Capítulo III: Fados e guitarradas

 Já ao final da tarde, encontramos o Marialva que mais corresponde ao estereótipo: mão direita no bolso das calças, casaco de couro, cigarro a descair da boca e farfalhudo bigode, amarelecido pelo vício. Quando era jovem, afirma ter sido “desportista a sério”, nas equipas de futebol e basquetebol do Sporting. César Martins, 60 anos, natural de Moscavide, canta o fado nas tabernas de Lisboa e diz-se amante de uma infindável lista de mulheres. Quantas? Não sabe ao certo: “Nunca me dei ao trabalho de contar, mas já foram muitas. Para ter uma ideia, a minha vida sexual começou aos 11 anos, com uma prima mais velha que me iniciou nos prazeres da vida. Depois, a partir daí, foi sempre a somar.”

Mas por que razão se considera César Martins tão irresistível? A resposta é simples: “Isso tem tudo a ver com o meu charme. É uma coisa que eu faço naturalmente, ‘tá a compreender?” Numa análise sociológica mais profunda, estes seriam os pontos em comum aos três Marialvas: uma forte auto-estima e um talento inato para a conquista. Na realidade, eles não têm culpa: as mulheres é que não lhes resistem!

 Mas suspendamos por aqui as generalizações e análises, e voltemos ao digno exemplar da espécie. César Martins foi aquilo que designa como “empresário de mulheres da vida”, acompanhantes de alguns homens, incluindo políticos portugueses, cujos nomes não se abstém de mencionar. Tendo a listagem assumido contornos tão fidedignos como o próprio personagem, optamos por prosseguir sem mais especificações.  “Eu tinha a minha profissão - trabalhava como mecânico - mas também gostava muito da noite e, obviamente, tinha uma percentagem sobre o que estas meninas ganhavam”, afirma César Martins.

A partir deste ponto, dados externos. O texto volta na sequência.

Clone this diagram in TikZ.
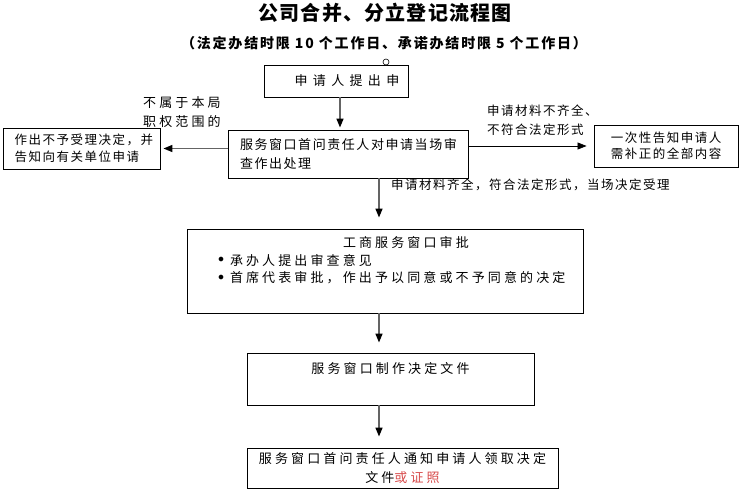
\documentclass[tikz,border=0pt]{standalone}
\usepackage{fontspec}
\setmainfont{Noto Sans CJK SC}
\newfontfamily\cjk{Noto Sans CJK SC}[LetterSpace=12]
\newfontfamily\cjkwide{Noto Sans CJK SC}[LetterSpace=24]
\newfontfamily\cjkspread{Noto Sans CJK SC}[LetterSpace=41]
\newfontfamily\cjktitle{Noto Sans CJK SC}[LetterSpace=6]
\newfontfamily\cjksub{Noto Sans CJK SC}[LetterSpace=13]
\usetikzlibrary{positioning, arrows.meta}
\definecolor{notered}{RGB}{215,75,75}
\definecolor{flowgray}{RGB}{100,100,100}
\newcommand{\listdot}{\hspace*{-3pt}\makebox[12pt][l]{\raisebox{2.5pt}{$\bullet$}}}

\tikzset{
	box/.style={draw, line width=0.9pt, inner sep=0pt, font={\cjk\fontsize{13}{18}\selectfont}},
	note/.style={anchor=west, align=left, inner sep=0pt, font={\cjk\fontsize{12.5}{19}\selectfont}},
	flow/.style={draw=flowgray, line width=1.5pt, -{Triangle[black,length=9pt,width=7pt]}},
	thinflow/.style={draw, line width=0.8pt, -{Triangle[length=9pt,width=7pt]}}
}

\begin{document}
\begin{tikzpicture}[x=1pt,y=-1pt]
	\useasboundingbox (0,0) rectangle (744,495);
	
	%Heading
	\node[font={\cjktitle\bfseries\fontsize{20}{24}\selectfont}] (title) at (385,13) {公司合并、分立登记流程图};
	\node[font={\cjksub\bfseries\fontsize{14}{16}\selectfont}] (subtitle) at (384,43) {（法定办结时限 10 个工作日、承诺办结时限 5 个工作日）};
	
	%Flow boxes
	\node[box, minimum width=144pt, minimum height=32pt, font={\cjkspread\fontsize{13}{18}\selectfont}] (apply) at (336,81) {\hspace*{22pt}申请人提出申};
	\node[circle, draw, fill=white, line width=0.6pt, minimum size=6pt, inner sep=0pt] (knob) at (386,62) {};
	\node[box, minimum width=240pt, minimum height=48pt, text width=216pt, align=left, font={\cjk\fontsize{13}{19}\selectfont}] (handle) at (348,154) {服务窗口首问责任人对申请当场审\\查作出处理};
	\node[box, minimum width=157pt, minimum height=41pt, text width=134pt, align=left, font={\cjk\fontsize{12.5}{16.5}\selectfont}] (refuse) at (81.5,148.5) {作出不予受理决定，并\\告知向有关单位申请};
	\node[box, minimum width=144pt, minimum height=42pt, align=center, font={\cjk\fontsize{12.5}{16}\selectfont}] (notify) at (666,146) {一次性告知申请人\\需补正的全部内容};
	\node[box, minimum width=396pt, minimum height=84pt, text width=328pt, align=left, font={\cjkwide\fontsize{13}{17.5}\selectfont}] (approve) at (385,271) {\hspace*{122pt}工商服务窗口审批\\\listdot 承办人提出审查意见\\\listdot 首席代表审批，作出予以同意或不予同意的决定\\\strut};
	\node[box, minimum width=287pt, minimum height=52pt, align=center, font={\cjkwide\fontsize{13}{17}\selectfont}] (design) at (390.5,379) {服务窗口制作决定文件\\\strut};
	\node[box, minimum width=311pt, minimum height=40pt, align=center, font={\cjkwide\fontsize{13}{19}\selectfont}] (deliver) at (402.5,468) {服务窗口首问责任人通知申请人领取决定\\文件{\color{notered}或证照}};
	
	%Branch labels
	\node[note, font={\cjkwide\fontsize{13}{19}\selectfont}] (outscope) at (143,112.5) {不属于本局\\职权范围的};
	\node[note] (lackdoc) at (487,120.5) {申请材料不齐全、\\不符合法定形式};
	\node[note] (accept) at (391,185) {申请材料齐全，符合法定形式，当场决定受理};
	
	%Arrows
	\coordinate (axis) at (379,0);
	\draw[flow, shorten >=2pt] ([xshift=4pt]apply.south) -- ([xshift=4pt]apply.south |- handle.north);
	\draw[flow, shorten >=3pt] (handle.west |- refuse.east) -- (refuse.east);
	\draw[thinflow, shorten >=7pt] (handle.east |- notify.west) -- (notify.west);
	\draw[flow, shorten >=11pt] (handle.south -| axis) -- (approve.north -| axis);
	\draw[flow, shorten >=10pt] (approve.south -| axis) -- (design.north -| axis);
	\draw[flow, shorten >=11pt] (design.south -| axis) -- (deliver.north -| axis);
	
\end{tikzpicture}
\end{document}
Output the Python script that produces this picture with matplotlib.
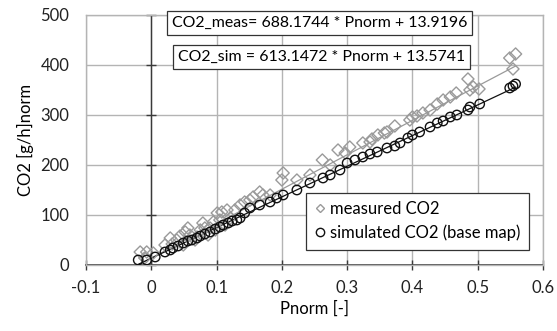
import numpy as np
import matplotlib
matplotlib.use("Agg")
import matplotlib.pyplot as plt
from matplotlib.lines import Line2D

plt.rcParams['font.family'] = ['Lato', 'DejaVu Sans']

# measured CO2 (gray diamonds)
meas_x = [-0.017, -0.007, 0.003, -0.010, 0.021, 0.029, 0.039, 0.032, 0.044, 0.049,
          0.056, 0.059, 0.052, 0.067, 0.070, 0.075, 0.079, 0.082, 0.087, 0.090,
          0.095, 0.101, 0.098, 0.105, 0.108, 0.116, 0.113, 0.121, 0.128, 0.136,
          0.143, 0.151, 0.156, 0.166, 0.171, 0.182, 0.202, 0.200, 0.223, 0.243,
          0.262, 0.274, 0.286, 0.297, 0.304, 0.324, 0.335, 0.338, 0.347, 0.357,
          0.361, 0.373, 0.396, 0.400, 0.407, 0.416, 0.427, 0.438, 0.447, 0.458,
          0.467, 0.485, 0.488, 0.493, 0.502, 0.549, 0.558, 0.554]
meas_y = [26, 26, 24, 14, 40, 54, 50, 42, 58, 40,
          74, 60, 66, 50, 56, 70, 84, 74, 60, 74,
          86, 104, 70, 90, 106, 110, 80, 94, 110, 120,
          126, 130, 136, 146, 140, 140, 184, 170, 170, 180,
          210, 200, 230, 224, 236, 244, 246, 252, 260, 264,
          266, 278, 290, 296, 298, 304, 310, 322, 330, 336,
          344, 372, 350, 356, 352, 414, 422, 392]

# simulated CO2 (base map), black circles
sim_x = [-0.020, -0.007, 0.006, 0.021, 0.029, 0.033, 0.041, 0.049, 0.056, 0.062,
         0.070, 0.075, 0.082, 0.090, 0.098, 0.105, 0.110, 0.118, 0.124, 0.131,
         0.136, 0.143, 0.151, 0.166, 0.182, 0.192, 0.202, 0.223, 0.243, 0.263,
         0.274, 0.289, 0.300, 0.312, 0.324, 0.335, 0.346, 0.361, 0.373, 0.381,
         0.393, 0.400, 0.411, 0.427, 0.438, 0.447, 0.458, 0.468, 0.485, 0.488,
         0.503, 0.549, 0.554, 0.558]
sim_y = [10, 10, 16, 26, 30, 34, 38, 44, 48, 50,
         54, 58, 62, 66, 72, 76, 80, 84, 88, 90,
         94, 104, 114, 120, 126, 134, 140, 150, 164, 174,
         180, 190, 204, 210, 216, 222, 226, 234, 238, 244,
         254, 260, 266, 276, 284, 288, 296, 300, 310, 316,
         322, 354, 358, 362]

# trend line coefficients from the equations shown
meas_a, meas_b = 688.1744, 13.9196
sim_a, sim_b = 613.1472, 13.5741

xticks = [-0.1, 0, 0.1, 0.2, 0.3, 0.4, 0.5, 0.6]
yticks = [0, 100, 200, 300, 400, 500]

GRAY = "#9a9a9a"
GRID = "#b4b4b4"
FS = 12

fig = plt.figure(figsize=(5.57, 3.31), dpi=100)
ax = fig.add_axes([0.1544, 0.1994, 0.8205, 0.7553])
ax.set_xlim(-0.1, 0.6)
ax.set_ylim(0, 500)
ax.set_xticks(xticks)
ax.set_yticks(yticks)
ax.set_xticklabels(["%g" % t for t in xticks])
ax.grid(True, color=GRID, lw=1.0)
ax.set_axisbelow(True)
for s in ax.spines.values():
    s.set_color(GRID)
    s.set_linewidth(1.0)
ax.tick_params(length=0, labelsize=FS, colors="#222222")
ax.tick_params(axis="x", pad=11)
ax.tick_params(axis="y", pad=12)

# axis lines through the origin with cross ticks (Excel style)
ax.axvline(0, color="#3a3a3a", lw=1.0, zorder=2)
ax.axhline(0, color="#3a3a3a", lw=1.2, zorder=2, clip_on=False)
ax.plot([0] * len(yticks), yticks, "_", color="#3a3a3a", ms=7, mew=1.0,
        clip_on=False, zorder=2)
ax.plot(xticks, [0] * len(xticks), "|", color="#3a3a3a", ms=7, mew=1.0,
        clip_on=False, zorder=2)

# trend lines
xm = np.array([min(meas_x), max(meas_x)])
xs = np.array([min(sim_x), max(sim_x)])
ax.plot(xm, meas_a * xm + meas_b, color=GRAY, lw=0.9, zorder=3)
ax.plot(xs, sim_a * xs + sim_b, color="#111111", lw=0.9, zorder=3)

ax.scatter(meas_x, meas_y, marker="D", s=38, facecolors="none",
           edgecolors=GRAY, linewidths=1.0, zorder=4)
ax.scatter(sim_x, sim_y, marker="o", s=46, facecolors="none",
           edgecolors="#111111", linewidths=1.0, zorder=5)

box = dict(boxstyle="square,pad=0.3", fc="white", ec="#333333", lw=0.9)
ax.text(0.2575, 484, "CO2_meas= %.4f * Pnorm + %.4f" % (meas_a, meas_b),
        ha="center", va="center", fontsize=11.4, bbox=box, zorder=6)
ax.text(0.2605, 416, "CO2_sim = %.4f * Pnorm + %.4f" % (sim_a, sim_b),
        ha="center", va="center", fontsize=11.4, bbox=box, zorder=6)

handles = [Line2D([], [], ls="none", marker="D", ms=4.5, mfc="none", mec=GRAY, mew=1.0),
           Line2D([], [], ls="none", marker="o", ms=6, mfc="none", mec="#111111", mew=1.0)]
leg = ax.legend(handles, ["measured CO2", "simulated CO2 (base map)"],
                loc="lower right", bbox_to_anchor=(0.988, 0.028), fontsize=FS,
                handlelength=0.6, handletextpad=0.35, borderpad=0.5,
                labelspacing=0.45, fancybox=False, framealpha=1,
                edgecolor="#333333")
leg.get_frame().set_linewidth(0.9)
leg.set_zorder(7)

ax.set_xlabel("Pnorm [-]", fontsize=FS, labelpad=3)
ax.set_ylabel("CO2 [g/h]norm", fontsize=FS, labelpad=5)

fig.savefig("out.png", dpi=100)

Neste último aspecto, faz questão de sublinhar: “Elas só faziam companhia aos senhores. Eu nunca lhes pedi para dormirem com ninguém. Se o fizeram, foi por conta delas.”

Esclarecido o assunto, regressa às infindáveis conquistas: “Eu já ando nisto há muitos anos.” Para dar mais realismo ao discurso, puxa o cabelo grisalho para trás e afirma, num gesto teatral: “É preciso ter muito cuidado. À noite, existem três tipos de mulheres: as otárias, as atrevidas e as sacadoras.”  Deste último tipo, César faz questão de fugir: “Eu sei perfeitamente quando uma mulher só está interessada no meu dinheiro.” Dinheiro este que, pelas nossas contas, não será muito: “Recebo o rendimento mínimo porque não posso trabalhar e estou à espera que me dêem a reforma.” Enquanto esta vem e não vem, César Martins não diminui o consumo de álcool, nem tão pouco prescinde das saídas nocturnas. Para financiar este estilo de vida, assume que conta com o apoio da actual mulher: “É verdade, eu gasto-lhe os trocos nos copos e na noite, mas ela não se queixa. Eu faço-lhe companhia e ela assim não está sozinha!” E é com tamanho gesto de generosidade que César Martins nos deixa, não sem antes lembrar: “Não pense que eu digo estas coisas por ser homem! As mulheres são exactamente iguais a nós!”.